We are entering summer, that newly discovered territory of humid, sticky nights and ice cream that melts in your hand and fireflies that flirt with the stars.
I miss fireflies. I used to see more of them as a child. I don't know if it's light pollution or pollution-pollution, or what, but I haven't seen them in a while. I've always liked the idea of trapping them in a jar just to watch them light it up, but something about this always seemed cruel to me, too. So I've never done it. Have you?
So I started writing this story today. It's about a boy and a girl and fireflies. :D For once, the story came to me fully formed. This doesn't always happen. My mind is like a halfway home for characters -- they come, get fed and clothed, and then leave and I never hear from them again. But not these two. They walked in, pulled up some chairs and asked how long they could stay.
I hope they stay a while! Here's what I have so far. Please comment with your thoughts -- they're much appreciated.
She turned away from me laughing, her hand reaching up to open a cupboard. We were in her kitchen. The spare light of evening lay in between us like a gossamer blanket. That transparent. That full of possibilities, of stones unturned and doors unopened.

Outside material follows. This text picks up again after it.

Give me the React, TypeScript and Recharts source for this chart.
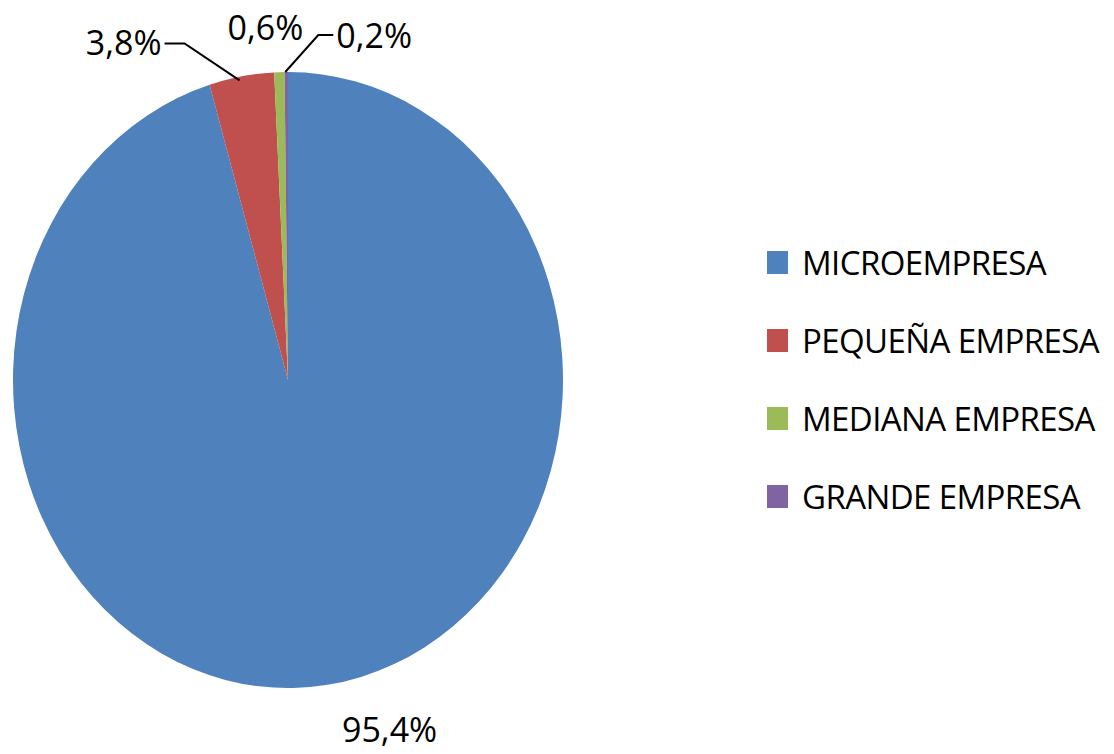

She opened the cupboard, her profile in sharp relief against the raised wood of the cupboard door. She had a classic face with an upturned nose, a delicate jaw, and obsidian eyes that flashed fire whenever she was excited over something. A face made for cameos, made for photographs taken in sepia.
I cupped my face in my hands and just stared, drinking her in. She hummed lightly as she rooted around in the cupboard, a habit of hers whenever she was concentrating. I couldn’t discern the tune and this bothered me, somehow.
“Ah, here it is,” she sighed with satisfaction as she removed a large mason jar from the cupboard.
“What’s that for?” I asked.
She turned towards me with a ready smile. “This is for the fireflies you and I are going to catch tonight.”
"Do you know I've never seen a firefly?"
She closed the cupboard and turned toward me, her wide eyes even wider in her small face. "Really?"
"Yeah. I didn't even know we had them here in Miami."
"Well, you are going to see your first firefly tonight, buster. Just you stick with me."
I felt like telling her I'd stick with her no matter what, to remind her I'd been sticking with her since the seventh grade. But I've learned there are moments you speak up and moments you keep the words inside, hidden, waiting for the day when you'll really need them.
This is not a love story. Let me make that clear. Love stories have definitive beginnings and definitive endings. A plot, a conflict, and a resolution -- the sickly sweet happy ending where our happy couple skips off into the sunset, hand in hand, while the violins thrum madly in the background.
That's not going to happen here. At least, I don't see it happening. Ever. And I'm OK with that. At least, that's what I keep telling myself.
But I suppose I should fashion a beginning of sorts, since I still have your attention.
I met Ingrid in the seventh grade. I was the nerd with glasses and the knobby knees and the voice that couldn't decide whether it was treble or baritone. She was the bully with buck teeth and pigtails.
I was down on my knees in the playground, the glasses having been knocked off my face by my friendly classmate Jose. I was blind as a bat's grandmother and couldn't see where my glasses had landed. The next thing I knew, a foot landed in my face and I landed on my back with a breathless "oof!" that sounded somehow comical, like something from a cartoon. Only I wasn't laughing. I was crying. Jose was now on top of me, punching me repeatedly in the nose. There was both dirt and blood in my mouth.
"What's going on here?" came the strident voice I recognized from my third period Social Studies class. It belonged to the girl with buck teeth and pigtails, the one whose hand was perpetually in the air, the one who always had the right answers. The one who cut everyone else in line in the cafeteria and nobody bothered because she was taller than the tallest boy in the whole school. If anything, I was more scared of her than of Jose.
'Why don't you mind your own business, Beaver."
That was the name everyone called her behind her back. This may have been the first time anyone had dared to say it to her face.
"What. Did. You. Just. Say," she said in a menacing voice. I was inching away from Jose, having found my glasses near a bush. I could dimly see that a large crowd was gathering around us, the noiseless hush of their attention gathering more students.
I shoved my glasses back on and winced. The nose was definitely broken. But at least I could see again. And Jose was looking mighty nervous. I watched him gulp and stutter over a response. Watched her hand flash forward and (wonder of wonders) karate chop him. Watched him crumple to the ground in a messy heap.
Watched her head my way, a purposeful look on her face.
Before I could even blink, she was reaching out a hand towards me. I'll admit it -- I flinched. So would have you after having witnessed the Karate Kid in action.
"The name's Ingrid. I think you're in my Science class."
"A-A-Actually, it's Social Studies. And my name is Jack."
"Whatever. It's nice to meet you, Jack."
Her hand was warm in my hand. Her smile was warm, too. I smiled back nervously but then stopped when I realized the action made my face hurt.
"Come on, Jack," she said, still holding on to my hand with a resolute grip. "Let's go get you some ice."